MFC
High-fidelity multiphase flow simulation
Loading...
Searching...
No Matches
Performance Results

MFC has been benchmarked on several CPUs and GPU devices. This page shows a summary of these results.

Expected time-steps/hour

The following table outlines observed performance as nanoseconds per grid point (ns/GP) per right-hand side evaluation (lower is better). We solve an example 3D, inviscid, 5-equation model problem with two advected species (a total of 8 PDEs). The numerics are WENO5 and the HLLC approximate Riemann solver. We report results for various numbers of grid points per CPU die (or GPU device) and hardware.

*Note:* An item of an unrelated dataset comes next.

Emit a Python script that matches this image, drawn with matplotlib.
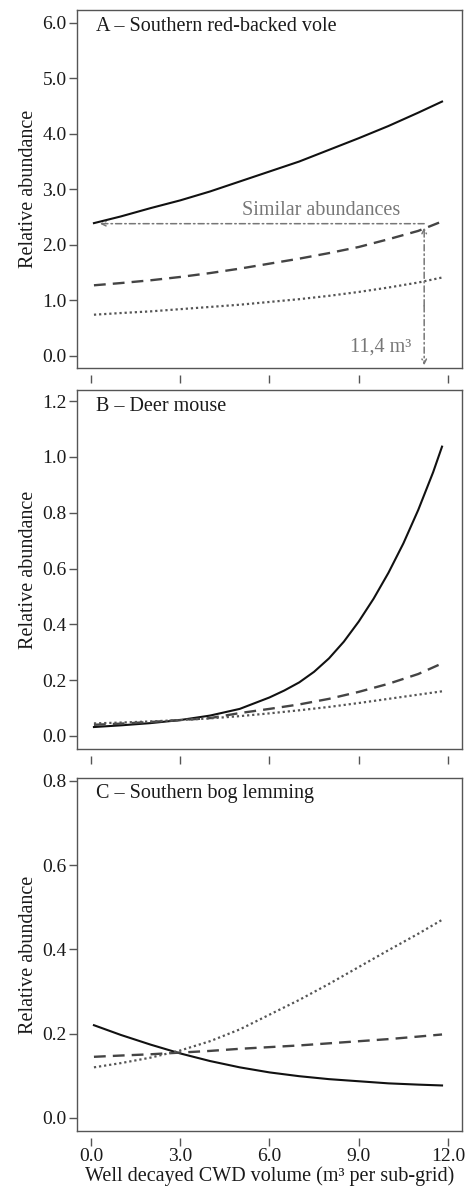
import numpy as np
import matplotlib
matplotlib.use("Agg")
import matplotlib.pyplot as plt

plt.rcParams['font.family'] = ['Liberation Serif', 'DejaVu Serif']

# x positions (m3 per sub-grid)
cwd = [0.1, 1, 2, 3, 4, 5, 6, 7, 8, 9, 10, 11, 11.8]
# the steep deer mouse curve was read at a finer step
cwd_fine = [0.1, 1, 2, 3, 4, 5, 6, 6.5, 7, 7.5, 8, 8.5, 9, 9.5, 10, 10.5, 11, 11.5, 11.8]

# A - Southern red-backed vole
vole_solid = [2.39, 2.51, 2.66, 2.80, 2.96, 3.14, 3.32, 3.50, 3.71, 3.92, 4.14, 4.38, 4.58]
vole_dash = [1.27, 1.31, 1.36, 1.42, 1.49, 1.57, 1.66, 1.75, 1.85, 1.96, 2.10, 2.25, 2.42]
vole_dot = [0.74, 0.77, 0.80, 0.84, 0.88, 0.92, 0.97, 1.02, 1.08, 1.15, 1.23, 1.32, 1.41]

# B - Deer mouse
mouse_solid = [0.032, 0.038, 0.046, 0.057, 0.073, 0.097, 0.138, 0.163, 0.192, 0.230, 0.278,
               0.338, 0.410, 0.492, 0.585, 0.690, 0.810, 0.945, 1.037]
mouse_dash = [0.040, 0.044, 0.050, 0.057, 0.064, 0.082, 0.097, 0.113, 0.133, 0.158, 0.187, 0.222, 0.260]
mouse_dot = [0.045, 0.048, 0.052, 0.057, 0.063, 0.071, 0.081, 0.092, 0.104, 0.118, 0.133, 0.148, 0.160]

# C - Southern bog lemming
lem_solid = [0.220, 0.197, 0.174, 0.153, 0.135, 0.120, 0.108, 0.099, 0.092, 0.087, 0.082, 0.079, 0.077]
lem_dash = [0.145, 0.148, 0.151, 0.155, 0.159, 0.164, 0.168, 0.172, 0.177, 0.182, 0.187, 0.193, 0.198]
lem_dot = [0.120, 0.130, 0.143, 0.160, 0.182, 0.210, 0.245, 0.280, 0.318, 0.358, 0.398, 0.437, 0.470]

panels = [
    ("A \u2013 Southern red-backed vole", cwd, vole_solid, vole_dash, vole_dot,
     [0, 1, 2, 3, 4, 5, 6], (-0.22, 6.23)),
    ("B \u2013 Deer mouse", cwd_fine, mouse_solid, mouse_dash, mouse_dot,
     [0, 0.2, 0.4, 0.6, 0.8, 1.0, 1.2], (-0.047, 1.24)),
    ("C \u2013 Southern bog lemming", cwd, lem_solid, lem_dash, lem_dot,
     [0, 0.2, 0.4, 0.6, 0.8], (-0.031, 0.807)),
]

# similar abundance annotation in panel A
similar_y = 2.38
similar_x = 11.2

xticks = [0, 3, 6, 9, 12]

fig = plt.figure(figsize=(4.68, 11.89), dpi=100)
boxes = [[0.1645, 0.6905, 0.8226, 0.3011],
         [0.1645, 0.3700, 0.8226, 0.3020],
         [0.1645, 0.0488, 0.8226, 0.2970]]

txt = '#1a1a1a'
frame = '#555555'

for i, (title, xs, s, d, o, yt, yl) in enumerate(panels):
    ax = fig.add_axes(boxes[i])
    ax.plot(xs, s, color='#111111', lw=1.5, ls='-')
    ax.plot(cwd, d, color='#444444', lw=1.7, ls=(0, (5, 3)))
    ax.plot(cwd, o, color='#555555', lw=1.6, ls=(0, (1, 1.3)))
    ax.set_xlim(-0.47, 12.47)
    ax.set_ylim(*yl)
    ax.set_yticks(yt)
    ax.set_yticklabels(['%.1f' % v for v in yt])
    ax.set_xticks(xticks)
    if i == 2:
        ax.set_xticklabels(['%.1f' % v for v in xticks])
        ax.set_xlabel('Well decayed CWD volume (m\u00b3 per sub-grid)', fontsize=14.5,
                      color=txt, labelpad=1)
    else:
        ax.set_xticklabels([])
    ax.set_ylabel('Relative abundance', fontsize=14.5, color=txt, labelpad=3)
    ax.tick_params(axis='both', direction='out', length=6, width=1, color=frame,
                   labelsize=14, labelcolor=txt, pad=1.5)
    for sp in ['top', 'left', 'right']:
        ax.spines[sp].set_color(frame)
        ax.spines[sp].set_linewidth(1)
    ax.spines['bottom'].set_position(('outward', 5))
    ax.spines['bottom'].set_visible(False)
    ax.plot([0, 1], [0, 0], transform=ax.transAxes, color=frame, lw=1, clip_on=False)
    ax.text(0.05, 0.955, title, transform=ax.transAxes, fontsize=14.5, color=txt,
            va='center', ha='left')
    if i == 0:
        gray = '#777777'
        dd = (0, (4, 2, 1, 2))
        ax.annotate('', xy=(0.3, similar_y), xytext=(similar_x, similar_y),
                    arrowprops=dict(arrowstyle='->', color=gray, lw=1.1, ls=dd,
                                    shrinkA=0, shrinkB=0, mutation_scale=8))
        ax.annotate('', xy=(similar_x, 2.31), xytext=(similar_x, 0.9),
                    arrowprops=dict(arrowstyle='->', color=gray, lw=1.1, ls=dd,
                                    shrinkA=0, shrinkB=0, mutation_scale=8))
        ax.annotate('', xy=(similar_x, -0.17), xytext=(similar_x, 0.9),
                    arrowprops=dict(arrowstyle='->', color=gray, lw=1.1, ls=dd,
                                    shrinkA=0, shrinkB=0, mutation_scale=8))
        ax.text(7.75, 2.62, 'Similar abundances', color=gray, fontsize=14.5,
                ha='center', va='center')
        ax.text(9.75, 0.15, '11,4 m\u00b3', color=gray, fontsize=14.5, ha='center', va='center')

fig.savefig('out.png', dpi=100)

Hardware 1M GPs 4M GPs 8M GPs Compiler Computer
NVIDIA V100 1 device 96 104 104 NVHPC 22.11 PACE Phoenix
NVIDIA V100 1 device 101 104 104 NVHPC 22.11 OLCF Summit
NVIDIA A100 1 device 71 56 59 NVHPC 23.5 Wingtip
AMD MI250X 1 GCD 108 90 96 CCE 16.0.1 OLCF Frontier
Intel Xeon Gold 6226 12 cores 1963 1688 1686 GNU 10.3.0 PACE Phoenix
Apple M2 6 cores 2919 245 4500 GNU 13.2.0 N/A

All results are in nanoseconds (ns) per grid point (gp) per right-hand side (rhs) evaluation. Lower is better.

Weak scaling

Weak scaling results are obtained by increasing the problem size with the number of processes so that work per process remains constant.

AMD MI250X GPU

MFC weask scales to (at least) 65,536 AMD MI250X GPUs on OLCF Frontier with 96% efficiency. This corresponds to 87% of the entire machine.

NVIDIA V100 GPU

MFC weak scales to (at least) 13,824 V100 NVIDIA V100 GPUs on OLCF Summit with 97% efficiency. This corresponds to 50% of the entire machine.

IBM Power9 CPU

MFC Weak scales to 13,824 Power9 CPU cores on OLCF Summit to within 1% of ideal scaling.

Strong scaling

Strong scaling results are obtained by keeping the problem size constant and increasing the number of processes so that work per process decreases.

NVIDIA V100 GPU

For these tests, the base case utilizes 8 GPUs with one MPI process per GPU. The performance is analyzed at two different problem sizes of 16M and 64M grid points, with the base case using 2M and 8M grid points per process.

16M Grid Points

64M Grid Points

IBM Power9 CPU

CPU strong scaling tests are done with problem sizes of 16, 32, and 64M grid points, with the base case using 2, 4, and 8M cells per process.